Something like this I said, trying to make those Americans understand not only how none in Asia would believe us if at home we degraded people merely because of skin color, but also how we betrayed ourselves and our high calling as a free people if we did not accept all human beings as our equals. When I had finished speaking, I went away at once and remained alone for several days, not wanting to see anyone or to hear a human voice until I had faced and understood the full meaning and portent of this monstrous situation in my own country, a situation which involved us in the whole danger of the white man in Asia, though it was on the other side of the globe. Thereafter I read everything I could on the subject, and I came to know many Negroes, men and women, and I made up my mind that if ever I did return to my own country to live, I would make them my first concern. I know now that this primary disillusionment hastened my decision to return to China, and so to postpone the final question of whether I ought to leave Asia.

There was a final pleasant event. It was a visit to William Lyon Phelps and his wife in New Haven. There I went at Commencement to accept an honorary degree from Yale. It was a warm June day, and when I stepped from the train it was to find myself in a crowd of well-dressed and happy parents, relieved and eager to see their sons graduated at last. Not a porter was to be found to carry my rather heavy bag, and when I approached tentatively a large Negro, he brushed me off saying that he had too much to do. I picked up the bag and was staggering off with it when Dr. Phelps himself, in his cream-white suit, came hurrying to meet me with delightful cries of joy, for he had the gift of making every guest feel welcome. The stately porter, observing this, immediately dropped the innumerable bags he was carrying and hastened across the platform to snatch my own and to glare at me with reproachful eyes.

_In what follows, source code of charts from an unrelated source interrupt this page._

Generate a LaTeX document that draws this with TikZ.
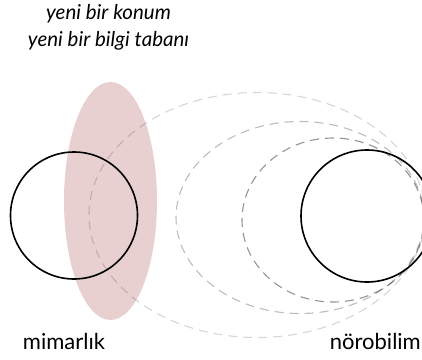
\documentclass[tikz,border=0pt]{standalone}
\usepackage{fontspec}
\setmainfont{Lato}
\usepackage{xcolor}
\usepackage{tikz}
\usetikzlibrary{positioning}

\definecolor{pembe}{RGB}{232,208,209}
\tikzset{
halka/.style={shape=circle,draw=black,line width=1.6pt,inner sep=0pt},
kesik/.style={dash pattern=on 9pt off 6pt,line width=1.1pt,draw=black},
etiket/.style={anchor=base,font=\fontsize{22}{24}\selectfont},
baslik/.style={anchor=base,font=\itshape\fontsize{20.5}{23}\selectfont}
}

\begin{document}
\begin{tikzpicture}[x=1pt,y=-1pt]
\useasboundingbox (0,0) rectangle (422,359);
\clip (0,0) rectangle (422,359);
% yeni alan
\fill[pembe](110.5,201) ellipse [x radius=46.5pt,y radius=119pt];
% kesikli halkalar
\draw[kesik,draw opacity=0.16](257,215) ellipse [x radius=168pt,y radius=122.5pt];
\draw[kesik,draw opacity=0.26](300,217.5) ellipse [x radius=124pt,y radius=96pt];
\draw[kesik,draw opacity=0.42](333,220) ellipse [x radius=91pt,y radius=82pt];
% iki disiplin
\node[halka,minimum size=127pt] (mimar) at (74,215.5) {};
\node[halka,minimum size=132pt] (noro) at (367,216) {};
\node[etiket] (mimarlik) at (64,349) {mimarlık};
\node[etiket,anchor=base east,inner xsep=0pt] (norobilim) at (421,349) {nörobilim};
\node[baslik] (konum) at (108.5,19) {yeni bir konum};
\node[baslik,below=27pt of konum.base,anchor=base] (taban) {yeni bir bilgi tabanı};
\end{tikzpicture}
\end{document}
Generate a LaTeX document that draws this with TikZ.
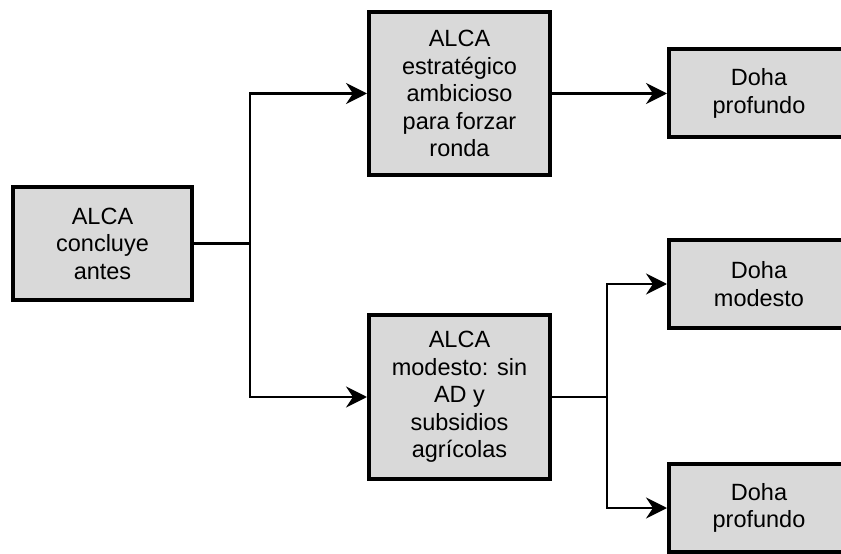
\documentclass[tikz,border=0pt]{standalone}
\usepackage{fontspec}
\setmainfont{Liberation Sans}
\usepackage{xcolor}
\usepackage{tikz}
\usetikzlibrary{arrows.meta, positioning}

\definecolor{boxgray}{RGB}{217,217,217}

\begin{document}
\begin{tikzpicture}[
	  font=\fontsize{23.5}{27.5}\selectfont,
	  box/.style={
	    draw,
	    line width=4pt,
	    align=center,
	    minimum width=179pt,
	    minimum height=113pt,
	    fill=boxgray
	  },
	  tallbox/.style={box,minimum width=181pt,minimum height=163pt},
	  dohabox/.style={box,minimum width=180pt,minimum height=88pt},
	  arrow/.style={-{Stealth[length=21pt,width=21pt,inset=7pt]},line width=2.5pt}
	]
	\useasboundingbox (-102.5pt,-310.5pt) rectangle (738.5pt,243.5pt);
	
	\node[box] (start) {ALCA\\concluye\\antes};
	\node[tallbox,right=173pt of start, yshift=150pt] (strong) {ALCA\\estratégico\\ambicioso\\para forzar\\ronda};
	\node[tallbox,right=173pt of start, yshift=-153.5pt] (modest) {ALCA\\modesto: sin\\AD y\\subsidios\\agrícolas};
	
	\node[dohabox,right=115pt of strong] (deep1) {Doha\\profundo};
	\node[dohabox,right=115pt of modest, yshift=113pt] (light) {Doha\\modesto};
	\node[dohabox,right=115pt of modest, yshift=-111pt] (deep2) {Doha\\profundo};
	
	\coordinate (split1) at ([xshift=56pt]start.east);
	\coordinate (split2) at ([xshift=55pt]modest.east);
	
	\draw[line width=2.5pt] (start.east) -- (split1);
	\draw[arrow] (split1) |- (strong.west);
	\draw[arrow] (split1) |- (modest.west);
	\draw[arrow] (strong.east) -- (deep1.west);
	
	\draw[line width=2.5pt] (modest.east) -- (split2);
	\draw[arrow] (split2) |- (light.west);
	\draw[arrow] (split2) |- (deep2.west);
	
\end{tikzpicture}
\end{document}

“Whyn’t you tell me you was comin’ to see Mist’ Billy Phelps, lady?” he demanded. “I always tends to his company first.”

I went off in triumph, Dr. Phelps hauling me along by the arm, and we got in his car, the porter delaying to see us go and to lift his cap. Thence down the street we went, Dr. Phelps talking without let and his car dashing and darting about most alarmingly until he pulled up with a jerk before the handsome red brick house which was his home. Inside his wife Annabel waited for us, as cool, as sweetly sharp as usual, and I was sent up to a big square bedroom where the bed was so high that I had to step up on a stool that night when I went to bed.

One never went to bed early, however, if one could help it, in that charming house. The big living room downstairs was also the library and there I spent a fine evening looking at rare books, and saw for the first time the autographs of my favorite English authors, most of them long dead. Thus I saw the handwriting of Charles Dickens and Robert Browning and Thackeray and Lord Byron and George Eliot, and Dr. Phelps recounted to me the wickedness of book thieves and how he had lost valuable books to various persons whom he had supposed honest. And this, he went on, in spite of his keeping a large tableful of books by the door to which anyone could help himself, only they were all modern books and so not precious, sent to him free, he admitted, by publishers who wanted his praise if possible, knowing how generous he was to praise. For William Phelps, if he was too kind to be a critic, was so because he had all but missed being a writer himself. He had the writer’s temperament and understood very well what it is to make a book and see it destroyed in a moment by someone who is unable himself to write so much as a bit of fiction. Writers are usually poor critics, I do not doubt, certainly of themselves, but the vice versa of that is still more true. Yet William Phelps was shrewder than he seemed, and he could gauge very well the final measure of a book, and when he did not like it he ignored it altogether.